▸ AIM OF THE EXERCISE
Write out again, exactly as they appear, the lines from the line with "Clone this chart in Observable Plot." through the line with "dashed = [true,true,false,false,true,true,false,false,true];". Do not include any pictures.
## START RECORD LIST
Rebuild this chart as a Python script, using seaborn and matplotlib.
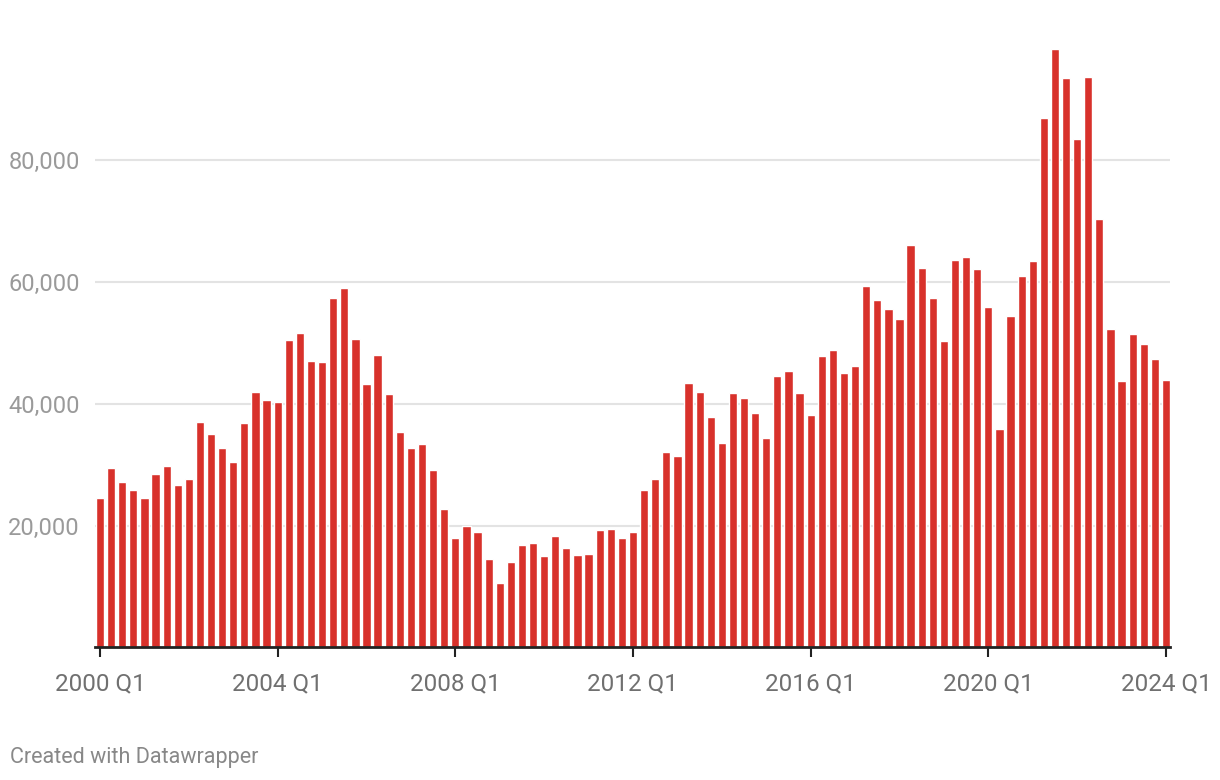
import matplotlib
matplotlib.use("Agg")
import matplotlib.pyplot as plt
import seaborn as sns
import pandas as pd

years = list(range(2000, 2025))
quarters = [f"{y} Q{q}" for y in years for q in range(1, 5)][:97]

values = [
    24500, 29440, 27140, 25830, 24500, 28460, 29770, 26650, 27640, 37000,
    35030, 32730, 30430, 36830, 41920, 40610, 40280, 50460, 51610, 47010,
    46850, 57360, 59000, 50620, 43240, 48000, 41590, 35350, 32730, 33380,
    29110, 22710, 17950, 19920, 18930, 14500, 10560, 14010, 16800, 17130,
    14990, 18280, 16310, 15160, 15320, 19260, 19430, 17950, 18930, 25830,
    27640, 32070, 31410, 43400, 41920, 37820, 33550, 41760, 40940, 38480,
    34370, 44550, 45370, 41760, 38150, 47840, 48820, 45040, 46190, 59330,
    57030, 55550, 53910, 66060, 62280, 57330, 50280, 63590, 64050, 62080,
    55880, 35850, 54370, 60960, 63400, 86990, 98320, 93450, 83430, 93580,
    70320, 52260, 43690, 51400, 49750, 47320, 43890,
]

ytick_values = [20000, 40000, 60000, 80000]
ytick_labels = ["20,000", "40,000", "60,000", "80,000"]
xtick_labels = ["2000 Q1", "2004 Q1", "2008 Q1", "2012 Q1", "2016 Q1", "2020 Q1", "2024 Q1"]

sns.set_theme(style="white")
plt.rcParams["font.family"] = ["Roboto", "DejaVu Sans"]

df = pd.DataFrame({"quarter": quarters, "value": values})

fig = plt.figure(figsize=(12.2, 7.8), dpi=100)
ax = fig.add_axes([95 / 1220, (780 - 647.3) / 780, (1170 - 95) / 1220, (647.3 - 38.3) / 780])

sns.barplot(data=df, x="quarter", y="value", color="#d8312b", saturation=1,
            width=0.74, ax=ax, zorder=3)

ax.set_ylim(0, 100000)
ax.set_xlim(-0.45, 96.36)

ax.set_yticks(ytick_values)
ax.set_yticklabels(ytick_labels)
for yv in ytick_values:
    ax.axhline(yv, color="#e3e3e3", linewidth=1.5, zorder=1)

xtick_pos = [quarters.index(l) for l in xtick_labels]
ax.set_xticks(xtick_pos)
ax.set_xticklabels(xtick_labels)

ax.set_xlabel("")
ax.set_ylabel("")

for s in ["top", "right", "left"]:
    ax.spines[s].set_visible(False)
ax.spines["bottom"].set_color("#222222")
ax.spines["bottom"].set_linewidth(2)
ax.spines["bottom"].set_zorder(4)

ax.tick_params(axis="x", which="major", length=7, width=1.5, color="#222222",
               pad=11, labelsize=17.5, labelcolor="#707070", bottom=True)
ax.tick_params(axis="y", which="major", length=0, pad=11, labelsize=17,
               labelcolor="#9a9a9a")

fig.text(10 / 1220, 1 - 757 / 780, "Created with Datawrapper", fontsize=15.5,
         color="#888888", ha="left", va="center")

fig.savefig("out.png", dpi=100)
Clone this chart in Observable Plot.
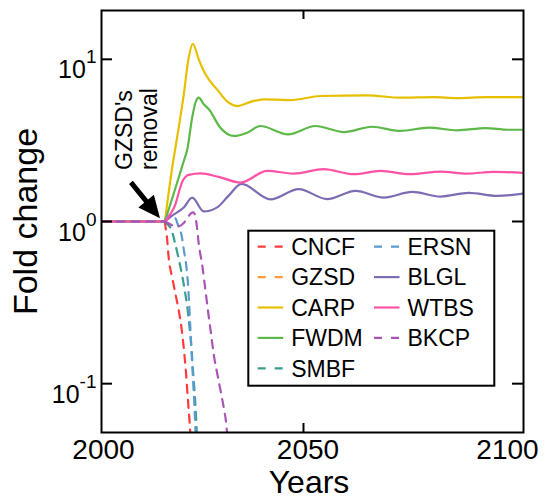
<!DOCTYPE html>
<html><head><meta charset="utf-8">
<script src="https://cdn.jsdelivr.net/npm/d3@7"></script>
<script src="https://cdn.jsdelivr.net/npm/@observablehq/plot@0.6"></script>
<style>
body{margin:0;background:#fff;}
#chart{position:relative;width:545px;height:499px;}
svg{font-family:"Liberation Sans",Arial,Helvetica,sans-serif;}
</style></head><body><div id="chart"></div>
<script>
// ---- data ----
const xTicks = [2004.1, 2050, 2100];
const xTickLabels = ["2000", "2050", "2100"];
const yTicks = [0.1, 1, 10];
const yTickExponents = ["-1", "0", "1"];
const removalYear = 2018.5;

const series = ["CNCF","GZSD","CARP","FWDM","SMBF","ERSN","BLGL","WTBS","BKCP"];
const colors = ["#ff3b3b","#ff9a3a","#e6c000","#5cb847","#3a9e8c","#5b9bd2","#7d6cb3","#ff52a6","#a955b5"];
const dashed = [true,true,false,false,true,true,false,false,true];

const CNCF = [[2004.1,1],[2018.5,1],[2018.7,0.90],[2018.93,0.82],[2019.39,0.59],[2020.16,0.452],[2020.91,0.357],[2021.66,0.282],[2022.27,0.222],[2022.8,0.165],[2023.3,0.117],[2023.75,0.079],[2024.16,0.056],[2024.32,0.047]];
const GZSD = [[2004.1,1],[2018.5,1]];
const CARP = [[2004.1,1],[2018.5,1],[2020.4,2.36],[2020.9,2.85],[2022.8,6.08],[2023.9,10.2],[2024.85,12.45],[2026.2,9.98],[2027.7,8.11],[2030.4,6.5],[2033.0,5.40],[2034.9,5.15],[2038.0,5.47],[2041.0,5.67],[2047.0,5.61],[2053.9,5.94],[2064.5,6.0],[2072.0,5.80],[2079.5,5.85],[2085.0,5.77],[2091.7,5.85],[2100,5.85]];
const FWDM = [[2004.1,1],[2018.5,1],[2022.8,2.36],[2023.6,2.79],[2024.7,4.37],[2025.45,5.40],[2026.2,5.80],[2027.3,5.30],[2028.5,4.92],[2031.1,3.79],[2034.2,3.37],[2037.2,3.53],[2040.2,3.88],[2046.5,3.45],[2052.7,3.88],[2059.2,3.56],[2065.6,3.84],[2072.0,3.62],[2078.5,3.79],[2084.9,3.65],[2091.4,3.77],[2096.5,3.68],[2100,3.68]];
const SMBF = [[2004.1,1],[2018.5,1],[2019.09,0.961],[2020.0,0.889],[2020.68,0.761],[2021.59,0.598],[2022.39,0.470],[2023.07,0.369],[2023.64,0.290],[2024.09,0.225],[2024.55,0.165],[2024.89,0.121],[2025.23,0.091],[2025.52,0.068],[2025.75,0.050],[2025.86,0.0435]];
const ERSN = [[2004.1,1],[2018.5,1],[2019.09,1.069],[2019.77,1.092],[2020.45,1.076],[2021.02,1.032],[2021.66,0.919],[2022.27,0.828],[2022.8,0.670],[2023.41,0.521],[2023.75,0.414],[2023.98,0.325],[2024.32,0.213],[2024.7,0.133],[2024.95,0.100],[2025.3,0.0655],[2025.45,0.0515],[2025.55,0.0447]];
const BLGL = [[2004.1,1],[2018.5,1],[2019.77,1.069],[2022.8,1.219],[2024.7,1.405],[2027.34,1.155],[2030.39,1.223],[2032.95,1.439],[2035.9,1.706],[2042.5,1.37],[2048.93,1.583],[2055.39,1.374],[2061.82,1.545],[2068.25,1.405],[2074.7,1.523],[2081.14,1.425],[2087.57,1.502],[2094.02,1.439],[2100,1.487]];
const WTBS = [[2004.1,1],[2018.5,1],[2019.77,1.115],[2020.91,1.28],[2021.7,1.52],[2022.43,1.755],[2023.18,1.884],[2023.93,1.938],[2026.6,1.98],[2030.75,1.884],[2035.68,1.738],[2041.75,2.051],[2047.8,1.974],[2054.6,2.101],[2061.43,1.957],[2067.5,2.051],[2074.3,1.957],[2081.14,2.031],[2087.2,1.974],[2093.25,2.022],[2100,1.994]];
const BKCP = [[2004.1,1],[2018.5,1],[2019.32,0.975],[2020.45,0.941],[2021.59,0.934],[2022.73,0.975],[2023.64,1.054],[2024.43,1.123],[2024.89,1.139],[2025.34,1.10],[2025.84,0.902],[2026.2,0.729],[2026.98,0.541],[2027.73,0.375],[2028.41,0.267],[2028.98,0.204],[2029.61,0.151],[2030.39,0.116],[2031.14,0.091],[2031.89,0.071],[2032.43,0.057],[2032.77,0.0447]];

const seriesData = [CNCF, GZSD, CARP, FWDM, SMBF, ERSN, BLGL, WTBS, BKCP];

// annotation anchor (data coords)
const arrowFrom = [2010.9, 1.73];
const arrowTo = [2017.5, 1.04];

// ---- marks ----
const lineMarks = [];
seriesData.forEach((d, i) => {
  const style = {
    x: p => p[0], y: p => p[1],
    stroke: colors[i], strokeWidth: 2.2,
    strokeDasharray: dashed[i] ? "8,7" : null,
    clip: true
  };
  const pre = d.filter(p => p[0] <= removalYear);
  const post = d.filter(p => p[0] >= removalYear);
  lineMarks.push(Plot.line(pre, {...style, curve: "linear"}));
  if (post.length > 1) lineMarks.push(Plot.line(post, {...style, curve: "monotone-x"}));
});

const plot = Plot.plot({
  width: 545, height: 499,
  marginTop: 10, marginRight: 22, marginBottom: 67, marginLeft: 101,
  style: {fontFamily: "Liberation Sans, Arial, sans-serif", background: "white", color: "black"},
  x: {domain: [2004.1, 2100]},
  y: {type: "log", domain: [0.05, 20]},
  marks: [
    ...lineMarks,
    Plot.frame({stroke: "black", strokeWidth: 2}),
    Plot.tickX([2050], {insetTop: 413, stroke: "black", strokeWidth: 2}),
    Plot.tickX([2050], {insetBottom: 413, stroke: "black", strokeWidth: 2}),
    Plot.tickY(yTicks, {insetRight: 411, stroke: "black", strokeWidth: 2}),
    Plot.tickY(yTicks, {insetLeft: 411, stroke: "black", strokeWidth: 2}),
    Plot.axisX({ticks: xTicks, tickSize: 0, tickPadding: 7, fontSize: 28, label: null,
      tickFormat: d => xTickLabels[xTicks.indexOf(d)]}),
    Plot.axisY({ticks: yTicks, tickSize: 0, tickPadding: 5, fontSize: 25, label: null,
      tickFormat: () => "10"})
  ]
});

document.getElementById("chart").appendChild(plot);
const svg = d3.select(plot);

// superscript exponents on y tick labels
svg.selectAll('g[aria-label="y-axis tick label"] text').each(function(_, i) {
  const t = d3.select(this);
  t.text(null).attr("dy", "0.44em");
  t.append("tspan").text("10");
  t.append("tspan").attr("dy", -15).attr("font-size", 19).text(yTickExponents[i]);
});
// x tick label nudges to match reference
const xLabelNudge = [2, 4.5, -16];
svg.selectAll('g[aria-label="x-axis tick label"] text').each(function(_, i) {
  d3.select(this).attr("dx", xLabelNudge[i]);
});

// axis titles
svg.append("text").attr("transform", "translate(37,221.5) rotate(-90)")
  .attr("text-anchor", "middle").attr("font-size", 34).attr("fill", "black").text("Fold change");
svg.append("text").attr("x", 309).attr("y", 493)
  .attr("text-anchor", "middle").attr("font-size", 32).attr("fill", "black").text("Years");

// annotation
const xs = plot.scale("x"), ys = plot.scale("y");
const tail = [xs.apply(arrowFrom[0]), ys.apply(arrowFrom[1])];
const tip = [xs.apply(arrowTo[0]), ys.apply(arrowTo[1])];
const dx = tip[0] - tail[0], dy = tip[1] - tail[1], L = Math.hypot(dx, dy);
const ux = dx / L, uy = dy / L, nx = -uy, ny = ux;
const headLen = 22, headHalf = 10;
const base = [tip[0] - headLen * ux, tip[1] - headLen * uy];
svg.append("line").attr("x1", tail[0]).attr("y1", tail[1]).attr("x2", base[0] + 2 * ux).attr("y2", base[1] + 2 * uy)
  .attr("stroke", "black").attr("stroke-width", 5);
svg.append("path").attr("d", `M${tip[0]},${tip[1]}L${base[0] + headHalf * nx},${base[1] + headHalf * ny}L${base[0] - headHalf * nx},${base[1] - headHalf * ny}Z`)
  .attr("fill", "black");
svg.append("text").attr("transform", "translate(131.7,170) rotate(-90)")
  .attr("text-anchor", "start").attr("font-size", 23).attr("fill", "black").text("GZSD's");
svg.append("text").attr("transform", "translate(156.7,170) rotate(-90)")
  .attr("text-anchor", "start").attr("font-size", 23).attr("fill", "black").text("removal");

// legend
const lg = svg.append("g");
lg.append("rect").attr("x", 248.3).attr("y", 230.7).attr("width", 246).attr("height", 155)
  .attr("fill", "white").attr("stroke", "black").attr("stroke-width", 2);
series.forEach((name, i) => {
  const col = i < 5 ? 0 : 1, row = i < 5 ? i : i - 5;
  const sx = col ? 374 : 257.7;
  const cy = 246.7 + row * 30.4;
  lg.append("line").attr("x1", sx).attr("x2", sx + 25.5).attr("y1", cy).attr("y2", cy)
    .attr("stroke", colors[i]).attr("stroke-width", 2.2)
    .attr("stroke-dasharray", dashed[i] ? "8,9" : null);
  lg.append("text").attr("x", sx + 33.5).attr("y", cy + 8.2).attr("font-size", 23)
    .attr("text-anchor", "start").attr("fill", "black").text(name);
});
</script>
</body></html>
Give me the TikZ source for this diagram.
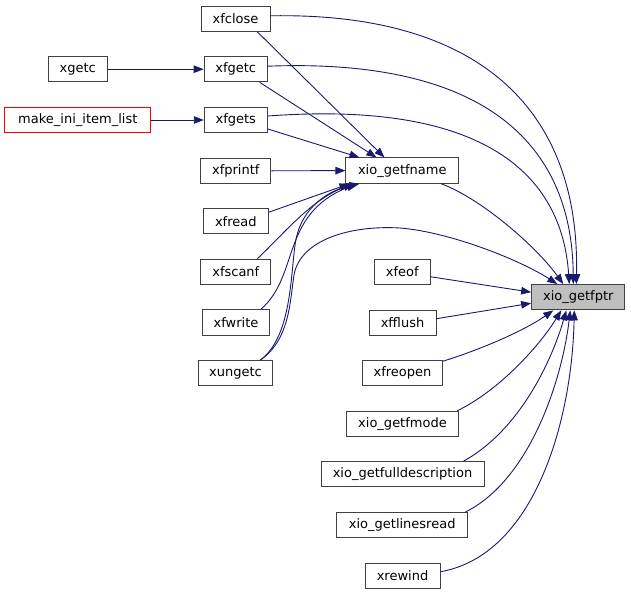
## END RECORD LIST
▸ RESPONSE TO THIS EXERCISE
Clone this chart in Observable Plot.
<!DOCTYPE html>
<html><head><meta charset="utf-8">
<script src="https://cdn.jsdelivr.net/npm/d3@7"></script>
<script src="https://cdn.jsdelivr.net/npm/@observablehq/plot@0.6"></script>
<style>
body{margin:0;background:#fff;}
#chart{position:relative;width:545px;height:499px;}
svg{font-family:"Liberation Sans",Arial,Helvetica,sans-serif;}
</style></head><body><div id="chart"></div>
<script>
// ---- data ----
const xTicks = [2004.1, 2050, 2100];
const xTickLabels = ["2000", "2050", "2100"];
const yTicks = [0.1, 1, 10];
const yTickExponents = ["-1", "0", "1"];
const removalYear = 2018.5;

const series = ["CNCF","GZSD","CARP","FWDM","SMBF","ERSN","BLGL","WTBS","BKCP"];
const colors = ["#ff3b3b","#ff9a3a","#e6c000","#5cb847","#3a9e8c","#5b9bd2","#7d6cb3","#ff52a6","#a955b5"];
const dashed = [true,true,false,false,true,true,false,false,true];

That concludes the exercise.